[Begin]

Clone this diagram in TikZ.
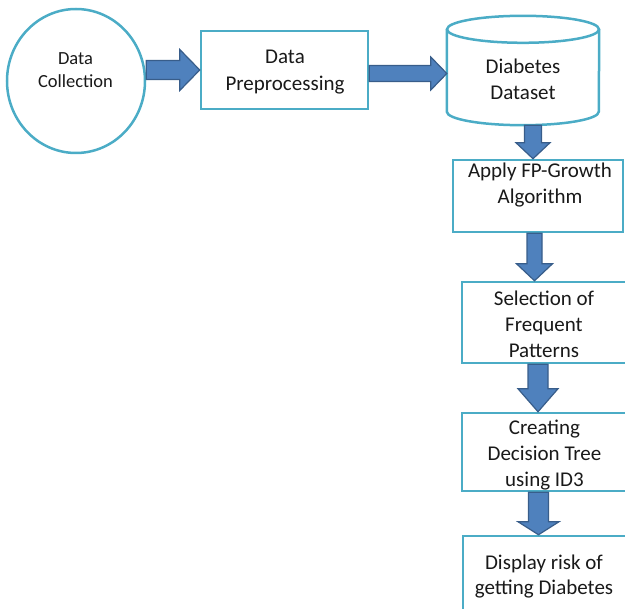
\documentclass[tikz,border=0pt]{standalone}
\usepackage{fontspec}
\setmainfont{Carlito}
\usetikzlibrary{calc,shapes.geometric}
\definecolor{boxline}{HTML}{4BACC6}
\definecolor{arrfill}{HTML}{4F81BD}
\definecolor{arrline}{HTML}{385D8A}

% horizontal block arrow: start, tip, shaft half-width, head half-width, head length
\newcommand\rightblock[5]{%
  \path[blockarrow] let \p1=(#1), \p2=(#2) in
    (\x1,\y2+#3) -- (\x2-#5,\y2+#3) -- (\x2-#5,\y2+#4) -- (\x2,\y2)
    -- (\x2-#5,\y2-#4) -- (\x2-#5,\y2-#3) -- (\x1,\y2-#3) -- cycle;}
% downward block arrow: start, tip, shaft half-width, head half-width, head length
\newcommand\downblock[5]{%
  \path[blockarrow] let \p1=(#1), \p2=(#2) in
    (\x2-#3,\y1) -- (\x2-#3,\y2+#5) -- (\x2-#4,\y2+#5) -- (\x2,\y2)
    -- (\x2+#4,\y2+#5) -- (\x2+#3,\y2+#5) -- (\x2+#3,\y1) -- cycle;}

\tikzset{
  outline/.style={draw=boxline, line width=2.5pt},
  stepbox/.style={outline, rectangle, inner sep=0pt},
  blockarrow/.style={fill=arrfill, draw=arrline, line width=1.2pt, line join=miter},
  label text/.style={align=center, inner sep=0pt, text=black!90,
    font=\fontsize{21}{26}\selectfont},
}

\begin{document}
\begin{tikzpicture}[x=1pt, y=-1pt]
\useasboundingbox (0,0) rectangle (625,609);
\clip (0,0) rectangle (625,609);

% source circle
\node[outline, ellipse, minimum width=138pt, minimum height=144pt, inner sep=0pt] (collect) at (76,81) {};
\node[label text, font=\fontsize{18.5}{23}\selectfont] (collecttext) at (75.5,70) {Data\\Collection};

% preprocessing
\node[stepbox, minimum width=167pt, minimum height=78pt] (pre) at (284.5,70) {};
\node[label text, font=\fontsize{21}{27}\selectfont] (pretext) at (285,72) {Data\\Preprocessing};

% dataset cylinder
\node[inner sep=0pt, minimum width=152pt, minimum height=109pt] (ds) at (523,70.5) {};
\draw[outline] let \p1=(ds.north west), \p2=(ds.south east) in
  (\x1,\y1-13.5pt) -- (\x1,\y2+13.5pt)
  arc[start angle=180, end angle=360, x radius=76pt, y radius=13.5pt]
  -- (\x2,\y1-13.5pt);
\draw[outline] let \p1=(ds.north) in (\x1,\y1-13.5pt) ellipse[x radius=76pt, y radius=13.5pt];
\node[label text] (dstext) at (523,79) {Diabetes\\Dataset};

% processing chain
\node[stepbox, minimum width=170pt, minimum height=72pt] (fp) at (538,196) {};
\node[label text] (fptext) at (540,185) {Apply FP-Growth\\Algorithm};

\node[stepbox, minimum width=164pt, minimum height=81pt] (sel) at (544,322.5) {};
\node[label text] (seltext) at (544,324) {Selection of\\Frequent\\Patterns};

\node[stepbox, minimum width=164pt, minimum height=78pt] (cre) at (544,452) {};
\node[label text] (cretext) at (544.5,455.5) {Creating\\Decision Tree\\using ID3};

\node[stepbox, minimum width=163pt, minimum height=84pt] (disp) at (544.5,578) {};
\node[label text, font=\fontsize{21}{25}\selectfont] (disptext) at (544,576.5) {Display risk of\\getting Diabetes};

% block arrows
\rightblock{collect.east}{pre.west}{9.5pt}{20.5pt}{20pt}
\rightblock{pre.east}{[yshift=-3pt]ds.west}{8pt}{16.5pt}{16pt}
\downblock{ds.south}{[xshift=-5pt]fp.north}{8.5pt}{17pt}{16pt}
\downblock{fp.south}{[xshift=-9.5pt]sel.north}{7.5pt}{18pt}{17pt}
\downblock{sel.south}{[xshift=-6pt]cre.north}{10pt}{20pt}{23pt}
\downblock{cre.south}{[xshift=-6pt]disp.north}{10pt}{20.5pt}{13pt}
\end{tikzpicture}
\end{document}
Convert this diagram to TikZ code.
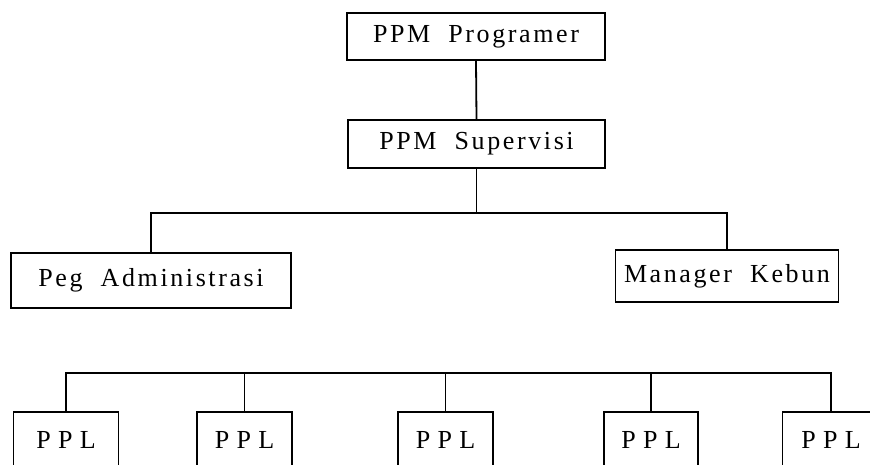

[End]

Task brief: Print exactly the first line of the entries and every line after it through the one that contains "(pretext) at (285,72)", leaving the pictures out.

Final result:
Clone this diagram in TikZ.
\documentclass[tikz,border=0pt]{standalone}
\usepackage{fontspec}
\setmainfont{Carlito}
\usetikzlibrary{calc,shapes.geometric}
\definecolor{boxline}{HTML}{4BACC6}
\definecolor{arrfill}{HTML}{4F81BD}
\definecolor{arrline}{HTML}{385D8A}

% horizontal block arrow: start, tip, shaft half-width, head half-width, head length
\newcommand\rightblock[5]{%
  \path[blockarrow] let \p1=(#1), \p2=(#2) in
    (\x1,\y2+#3) -- (\x2-#5,\y2+#3) -- (\x2-#5,\y2+#4) -- (\x2,\y2)
    -- (\x2-#5,\y2-#4) -- (\x2-#5,\y2-#3) -- (\x1,\y2-#3) -- cycle;}
% downward block arrow: start, tip, shaft half-width, head half-width, head length
\newcommand\downblock[5]{%
  \path[blockarrow] let \p1=(#1), \p2=(#2) in
    (\x2-#3,\y1) -- (\x2-#3,\y2+#5) -- (\x2-#4,\y2+#5) -- (\x2,\y2)
    -- (\x2+#4,\y2+#5) -- (\x2+#3,\y2+#5) -- (\x2+#3,\y1) -- cycle;}

\tikzset{
  outline/.style={draw=boxline, line width=2.5pt},
  stepbox/.style={outline, rectangle, inner sep=0pt},
  blockarrow/.style={fill=arrfill, draw=arrline, line width=1.2pt, line join=miter},
  label text/.style={align=center, inner sep=0pt, text=black!90,
    font=\fontsize{21}{26}\selectfont},
}

\begin{document}
\begin{tikzpicture}[x=1pt, y=-1pt]
\useasboundingbox (0,0) rectangle (625,609);
\clip (0,0) rectangle (625,609);

% source circle
\node[outline, ellipse, minimum width=138pt, minimum height=144pt, inner sep=0pt] (collect) at (76,81) {};
\node[label text, font=\fontsize{18.5}{23}\selectfont] (collecttext) at (75.5,70) {Data\\Collection};

% preprocessing
\node[stepbox, minimum width=167pt, minimum height=78pt] (pre) at (284.5,70) {};
\node[label text, font=\fontsize{21}{27}\selectfont] (pretext) at (285,72) {Data\\Preprocessing};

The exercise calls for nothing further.